To be done – Print, without altering anything, the lines from the one that holds "Give me the matplotlib source for this chart." to the one that holds "nan = float('nan')", inclusive. No other lines belong in the output.

Provided data –
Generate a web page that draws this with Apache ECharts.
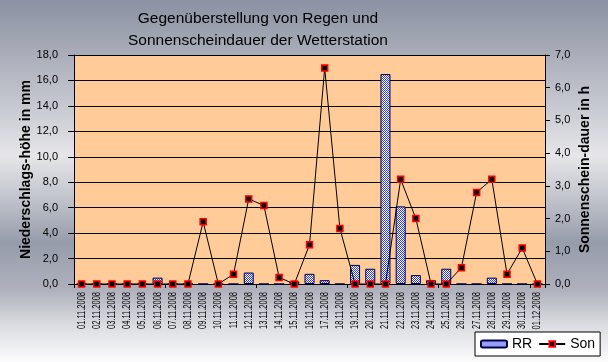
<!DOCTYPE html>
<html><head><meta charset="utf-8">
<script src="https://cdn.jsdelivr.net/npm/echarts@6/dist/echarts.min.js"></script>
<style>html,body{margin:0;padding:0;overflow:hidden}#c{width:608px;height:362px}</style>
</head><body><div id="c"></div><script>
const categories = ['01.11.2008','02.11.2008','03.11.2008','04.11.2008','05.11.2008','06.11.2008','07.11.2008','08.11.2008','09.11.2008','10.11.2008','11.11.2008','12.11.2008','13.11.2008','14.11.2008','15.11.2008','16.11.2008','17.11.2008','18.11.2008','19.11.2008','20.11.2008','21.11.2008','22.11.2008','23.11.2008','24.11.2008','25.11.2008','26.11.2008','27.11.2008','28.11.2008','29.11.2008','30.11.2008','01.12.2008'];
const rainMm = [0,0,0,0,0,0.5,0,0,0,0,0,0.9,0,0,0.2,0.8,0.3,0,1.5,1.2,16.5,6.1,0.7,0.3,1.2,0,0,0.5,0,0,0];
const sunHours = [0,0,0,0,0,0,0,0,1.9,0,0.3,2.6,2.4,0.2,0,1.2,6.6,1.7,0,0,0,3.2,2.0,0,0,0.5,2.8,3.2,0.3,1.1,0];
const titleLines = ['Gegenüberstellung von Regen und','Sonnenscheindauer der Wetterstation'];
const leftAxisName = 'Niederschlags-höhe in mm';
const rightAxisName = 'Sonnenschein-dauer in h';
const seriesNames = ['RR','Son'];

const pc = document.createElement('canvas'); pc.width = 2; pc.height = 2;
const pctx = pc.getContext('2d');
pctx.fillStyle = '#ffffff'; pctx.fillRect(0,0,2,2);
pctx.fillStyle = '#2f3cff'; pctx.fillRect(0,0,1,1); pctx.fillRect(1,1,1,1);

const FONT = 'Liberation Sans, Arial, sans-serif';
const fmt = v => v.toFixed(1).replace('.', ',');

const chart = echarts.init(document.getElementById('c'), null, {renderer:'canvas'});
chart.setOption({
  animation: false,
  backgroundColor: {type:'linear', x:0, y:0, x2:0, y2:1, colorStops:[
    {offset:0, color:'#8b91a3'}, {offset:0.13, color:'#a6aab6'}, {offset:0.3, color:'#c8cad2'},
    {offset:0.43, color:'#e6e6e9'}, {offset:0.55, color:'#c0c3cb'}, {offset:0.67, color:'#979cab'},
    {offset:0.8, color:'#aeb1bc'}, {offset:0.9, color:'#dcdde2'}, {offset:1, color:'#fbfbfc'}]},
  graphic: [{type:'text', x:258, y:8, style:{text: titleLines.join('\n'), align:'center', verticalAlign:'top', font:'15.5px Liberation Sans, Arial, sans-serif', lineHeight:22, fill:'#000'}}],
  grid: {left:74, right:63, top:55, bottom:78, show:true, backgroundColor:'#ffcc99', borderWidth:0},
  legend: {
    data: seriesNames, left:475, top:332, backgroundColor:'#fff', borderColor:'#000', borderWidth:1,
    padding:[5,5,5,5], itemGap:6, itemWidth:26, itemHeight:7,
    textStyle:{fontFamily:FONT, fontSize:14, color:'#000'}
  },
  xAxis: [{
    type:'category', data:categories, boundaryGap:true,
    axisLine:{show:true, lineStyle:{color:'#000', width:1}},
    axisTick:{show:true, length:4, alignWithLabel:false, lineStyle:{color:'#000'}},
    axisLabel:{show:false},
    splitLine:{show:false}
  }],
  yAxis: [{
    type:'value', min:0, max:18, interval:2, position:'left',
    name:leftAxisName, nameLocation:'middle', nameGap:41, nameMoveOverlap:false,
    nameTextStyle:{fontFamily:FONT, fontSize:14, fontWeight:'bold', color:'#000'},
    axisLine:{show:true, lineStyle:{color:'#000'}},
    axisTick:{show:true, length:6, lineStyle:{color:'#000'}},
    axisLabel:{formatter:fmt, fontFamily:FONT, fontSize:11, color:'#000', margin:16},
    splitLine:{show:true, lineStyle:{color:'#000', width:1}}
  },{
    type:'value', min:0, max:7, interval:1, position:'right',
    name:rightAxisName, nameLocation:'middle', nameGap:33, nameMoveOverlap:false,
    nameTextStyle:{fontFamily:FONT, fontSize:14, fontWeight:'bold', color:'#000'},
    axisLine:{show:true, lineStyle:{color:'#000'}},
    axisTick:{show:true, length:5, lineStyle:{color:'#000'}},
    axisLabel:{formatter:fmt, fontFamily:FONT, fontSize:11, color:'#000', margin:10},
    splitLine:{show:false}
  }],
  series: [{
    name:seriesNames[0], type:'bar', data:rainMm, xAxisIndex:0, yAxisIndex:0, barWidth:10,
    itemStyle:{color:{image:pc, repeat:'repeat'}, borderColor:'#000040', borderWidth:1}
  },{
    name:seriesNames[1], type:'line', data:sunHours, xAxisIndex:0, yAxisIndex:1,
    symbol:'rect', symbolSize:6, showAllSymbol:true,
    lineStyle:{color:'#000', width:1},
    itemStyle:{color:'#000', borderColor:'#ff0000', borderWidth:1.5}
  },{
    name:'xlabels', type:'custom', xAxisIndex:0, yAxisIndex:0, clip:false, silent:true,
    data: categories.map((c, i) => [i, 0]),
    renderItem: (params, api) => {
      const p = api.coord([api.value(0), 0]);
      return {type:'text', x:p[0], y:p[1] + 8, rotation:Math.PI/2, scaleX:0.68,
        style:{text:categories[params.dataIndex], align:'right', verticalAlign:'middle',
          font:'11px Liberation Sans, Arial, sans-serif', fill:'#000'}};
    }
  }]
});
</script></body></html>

---

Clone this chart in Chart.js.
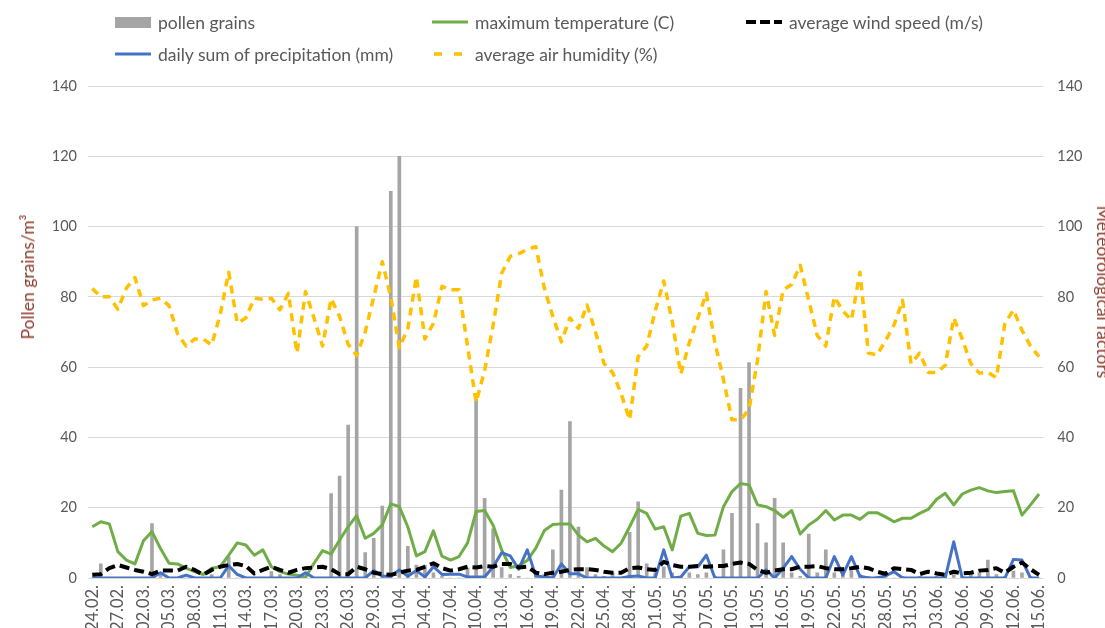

...

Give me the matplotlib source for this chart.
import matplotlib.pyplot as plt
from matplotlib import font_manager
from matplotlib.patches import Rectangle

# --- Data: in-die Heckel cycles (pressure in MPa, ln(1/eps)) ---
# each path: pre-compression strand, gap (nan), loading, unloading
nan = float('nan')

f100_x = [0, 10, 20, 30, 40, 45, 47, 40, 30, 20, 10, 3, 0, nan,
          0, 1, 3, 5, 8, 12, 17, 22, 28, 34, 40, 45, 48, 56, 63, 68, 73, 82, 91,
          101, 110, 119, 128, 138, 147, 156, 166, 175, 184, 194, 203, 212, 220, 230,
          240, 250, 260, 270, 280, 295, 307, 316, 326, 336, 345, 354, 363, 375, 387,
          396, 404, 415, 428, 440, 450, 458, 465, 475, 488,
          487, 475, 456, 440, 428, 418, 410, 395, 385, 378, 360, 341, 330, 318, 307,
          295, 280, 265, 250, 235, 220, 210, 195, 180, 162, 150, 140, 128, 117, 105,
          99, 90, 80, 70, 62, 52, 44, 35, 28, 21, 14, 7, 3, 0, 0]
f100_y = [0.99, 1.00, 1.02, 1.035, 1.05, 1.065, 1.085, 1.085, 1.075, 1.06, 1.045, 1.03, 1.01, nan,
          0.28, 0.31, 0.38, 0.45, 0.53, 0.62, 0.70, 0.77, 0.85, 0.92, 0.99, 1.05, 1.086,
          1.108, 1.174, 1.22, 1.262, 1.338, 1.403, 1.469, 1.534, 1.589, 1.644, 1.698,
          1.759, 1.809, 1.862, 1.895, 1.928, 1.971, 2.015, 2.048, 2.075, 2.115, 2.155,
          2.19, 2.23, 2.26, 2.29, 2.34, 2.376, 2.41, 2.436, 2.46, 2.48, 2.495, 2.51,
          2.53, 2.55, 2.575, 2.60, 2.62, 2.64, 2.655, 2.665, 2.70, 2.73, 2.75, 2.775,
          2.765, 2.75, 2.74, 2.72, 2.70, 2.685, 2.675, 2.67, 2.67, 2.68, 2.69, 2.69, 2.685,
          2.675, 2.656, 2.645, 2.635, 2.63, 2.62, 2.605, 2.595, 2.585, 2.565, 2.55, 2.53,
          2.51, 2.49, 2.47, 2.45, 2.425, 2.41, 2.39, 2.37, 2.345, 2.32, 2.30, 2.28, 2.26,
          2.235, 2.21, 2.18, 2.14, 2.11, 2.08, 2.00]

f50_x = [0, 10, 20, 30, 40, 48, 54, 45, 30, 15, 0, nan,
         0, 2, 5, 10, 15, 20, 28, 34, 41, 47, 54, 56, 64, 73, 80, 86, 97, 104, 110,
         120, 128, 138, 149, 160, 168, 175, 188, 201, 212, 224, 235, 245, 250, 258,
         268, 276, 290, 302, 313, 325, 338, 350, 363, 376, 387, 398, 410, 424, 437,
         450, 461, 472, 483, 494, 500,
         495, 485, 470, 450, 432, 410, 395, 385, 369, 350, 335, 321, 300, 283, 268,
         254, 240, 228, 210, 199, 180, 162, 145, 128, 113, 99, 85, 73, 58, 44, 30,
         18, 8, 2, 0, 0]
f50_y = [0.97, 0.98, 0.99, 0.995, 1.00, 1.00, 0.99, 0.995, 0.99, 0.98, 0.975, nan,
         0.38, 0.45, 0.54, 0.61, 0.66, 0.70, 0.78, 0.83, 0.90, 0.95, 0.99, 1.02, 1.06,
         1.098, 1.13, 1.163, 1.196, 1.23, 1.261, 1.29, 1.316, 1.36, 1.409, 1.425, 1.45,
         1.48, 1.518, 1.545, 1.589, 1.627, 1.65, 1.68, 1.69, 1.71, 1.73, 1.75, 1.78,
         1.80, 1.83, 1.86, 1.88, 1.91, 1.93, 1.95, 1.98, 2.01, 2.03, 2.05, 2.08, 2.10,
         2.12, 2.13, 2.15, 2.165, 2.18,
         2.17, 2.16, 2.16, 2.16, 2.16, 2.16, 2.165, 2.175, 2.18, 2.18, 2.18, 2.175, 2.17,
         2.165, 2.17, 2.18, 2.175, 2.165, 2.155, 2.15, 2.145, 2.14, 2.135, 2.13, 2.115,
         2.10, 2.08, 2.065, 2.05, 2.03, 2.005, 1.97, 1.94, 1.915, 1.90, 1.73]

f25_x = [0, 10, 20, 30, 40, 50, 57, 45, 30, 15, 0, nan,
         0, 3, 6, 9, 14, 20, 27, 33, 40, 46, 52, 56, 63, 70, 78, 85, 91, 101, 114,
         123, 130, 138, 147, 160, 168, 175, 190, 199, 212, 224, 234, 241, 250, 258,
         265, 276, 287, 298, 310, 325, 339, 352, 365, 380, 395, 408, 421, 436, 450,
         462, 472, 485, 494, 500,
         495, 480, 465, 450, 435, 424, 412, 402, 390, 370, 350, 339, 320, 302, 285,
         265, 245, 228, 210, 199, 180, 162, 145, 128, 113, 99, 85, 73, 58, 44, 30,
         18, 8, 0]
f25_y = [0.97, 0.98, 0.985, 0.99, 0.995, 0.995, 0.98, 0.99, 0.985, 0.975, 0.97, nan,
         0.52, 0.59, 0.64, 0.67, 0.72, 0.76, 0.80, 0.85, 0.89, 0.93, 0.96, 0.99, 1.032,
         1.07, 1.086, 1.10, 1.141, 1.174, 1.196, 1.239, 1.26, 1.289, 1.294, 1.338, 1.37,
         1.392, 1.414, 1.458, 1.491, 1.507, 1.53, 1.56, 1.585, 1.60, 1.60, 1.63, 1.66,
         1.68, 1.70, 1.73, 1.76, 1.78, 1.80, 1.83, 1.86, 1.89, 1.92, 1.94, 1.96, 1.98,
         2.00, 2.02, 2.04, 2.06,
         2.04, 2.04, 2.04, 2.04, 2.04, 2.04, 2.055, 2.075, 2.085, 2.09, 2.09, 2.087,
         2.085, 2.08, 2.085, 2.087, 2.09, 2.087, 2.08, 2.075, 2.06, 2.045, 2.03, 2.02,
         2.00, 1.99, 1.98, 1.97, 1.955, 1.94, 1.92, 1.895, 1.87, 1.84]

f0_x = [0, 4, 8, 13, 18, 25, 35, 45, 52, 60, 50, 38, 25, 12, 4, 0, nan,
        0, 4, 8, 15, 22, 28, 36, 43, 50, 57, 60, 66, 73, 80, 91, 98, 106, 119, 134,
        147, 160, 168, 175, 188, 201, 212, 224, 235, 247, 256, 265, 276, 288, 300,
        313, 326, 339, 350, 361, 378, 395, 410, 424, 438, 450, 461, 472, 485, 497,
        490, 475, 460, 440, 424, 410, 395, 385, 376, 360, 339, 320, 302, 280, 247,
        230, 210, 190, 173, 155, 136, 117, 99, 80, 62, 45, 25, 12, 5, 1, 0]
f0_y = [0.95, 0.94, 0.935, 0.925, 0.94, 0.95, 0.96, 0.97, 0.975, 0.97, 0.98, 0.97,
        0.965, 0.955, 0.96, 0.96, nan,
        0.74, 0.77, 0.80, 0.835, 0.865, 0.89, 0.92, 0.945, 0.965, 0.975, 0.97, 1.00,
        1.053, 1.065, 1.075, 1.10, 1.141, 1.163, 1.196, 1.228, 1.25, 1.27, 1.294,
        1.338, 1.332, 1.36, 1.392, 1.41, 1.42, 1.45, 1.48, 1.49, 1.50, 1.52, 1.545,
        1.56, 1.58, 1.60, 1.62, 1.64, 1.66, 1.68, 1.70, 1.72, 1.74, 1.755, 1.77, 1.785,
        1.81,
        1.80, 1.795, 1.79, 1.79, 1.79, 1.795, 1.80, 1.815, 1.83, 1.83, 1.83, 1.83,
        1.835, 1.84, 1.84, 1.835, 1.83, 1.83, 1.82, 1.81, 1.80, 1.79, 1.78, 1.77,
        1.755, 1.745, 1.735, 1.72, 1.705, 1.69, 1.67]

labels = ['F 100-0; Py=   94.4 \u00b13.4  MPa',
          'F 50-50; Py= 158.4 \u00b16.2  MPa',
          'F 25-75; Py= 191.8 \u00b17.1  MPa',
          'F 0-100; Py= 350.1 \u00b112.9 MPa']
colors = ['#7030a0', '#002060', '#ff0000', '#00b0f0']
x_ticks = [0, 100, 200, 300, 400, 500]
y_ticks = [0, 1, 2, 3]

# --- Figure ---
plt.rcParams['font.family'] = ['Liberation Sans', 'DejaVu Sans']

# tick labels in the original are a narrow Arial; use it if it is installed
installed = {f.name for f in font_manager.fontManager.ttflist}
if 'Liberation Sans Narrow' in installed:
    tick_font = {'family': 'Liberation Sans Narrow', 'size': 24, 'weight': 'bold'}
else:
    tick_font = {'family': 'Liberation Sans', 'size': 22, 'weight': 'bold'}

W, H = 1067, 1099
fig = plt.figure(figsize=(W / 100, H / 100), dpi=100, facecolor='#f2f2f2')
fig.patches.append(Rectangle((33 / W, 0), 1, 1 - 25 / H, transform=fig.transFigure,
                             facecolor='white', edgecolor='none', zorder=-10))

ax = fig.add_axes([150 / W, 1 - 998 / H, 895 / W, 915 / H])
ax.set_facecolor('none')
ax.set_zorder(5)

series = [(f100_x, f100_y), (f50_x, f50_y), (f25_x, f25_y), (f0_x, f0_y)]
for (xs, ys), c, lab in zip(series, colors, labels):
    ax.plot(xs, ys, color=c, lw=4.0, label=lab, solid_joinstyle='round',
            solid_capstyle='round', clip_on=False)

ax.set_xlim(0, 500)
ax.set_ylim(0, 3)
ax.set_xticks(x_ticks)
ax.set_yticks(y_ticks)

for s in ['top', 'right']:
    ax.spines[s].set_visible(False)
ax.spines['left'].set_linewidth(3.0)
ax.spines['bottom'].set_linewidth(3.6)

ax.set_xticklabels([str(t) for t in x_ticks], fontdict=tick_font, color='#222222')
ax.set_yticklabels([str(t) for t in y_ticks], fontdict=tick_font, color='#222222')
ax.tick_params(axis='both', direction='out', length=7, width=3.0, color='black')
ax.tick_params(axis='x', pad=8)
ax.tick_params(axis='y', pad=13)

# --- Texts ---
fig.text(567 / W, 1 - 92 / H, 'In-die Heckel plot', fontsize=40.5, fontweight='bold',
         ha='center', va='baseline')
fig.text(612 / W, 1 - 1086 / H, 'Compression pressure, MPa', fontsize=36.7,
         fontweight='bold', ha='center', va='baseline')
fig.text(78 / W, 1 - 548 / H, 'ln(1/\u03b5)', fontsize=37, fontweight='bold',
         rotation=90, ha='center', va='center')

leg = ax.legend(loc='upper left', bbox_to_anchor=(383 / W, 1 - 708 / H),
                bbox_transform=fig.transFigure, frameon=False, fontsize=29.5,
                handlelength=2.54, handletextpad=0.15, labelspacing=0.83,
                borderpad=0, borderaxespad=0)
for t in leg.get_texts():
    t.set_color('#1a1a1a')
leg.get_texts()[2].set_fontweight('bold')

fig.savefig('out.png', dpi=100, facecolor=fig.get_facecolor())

Reply to the exercise –
Give me the matplotlib source for this chart.
import matplotlib.pyplot as plt
from matplotlib import font_manager
from matplotlib.patches import Rectangle

# --- Data: in-die Heckel cycles (pressure in MPa, ln(1/eps)) ---
# each path: pre-compression strand, gap (nan), loading, unloading
nan = float('nan')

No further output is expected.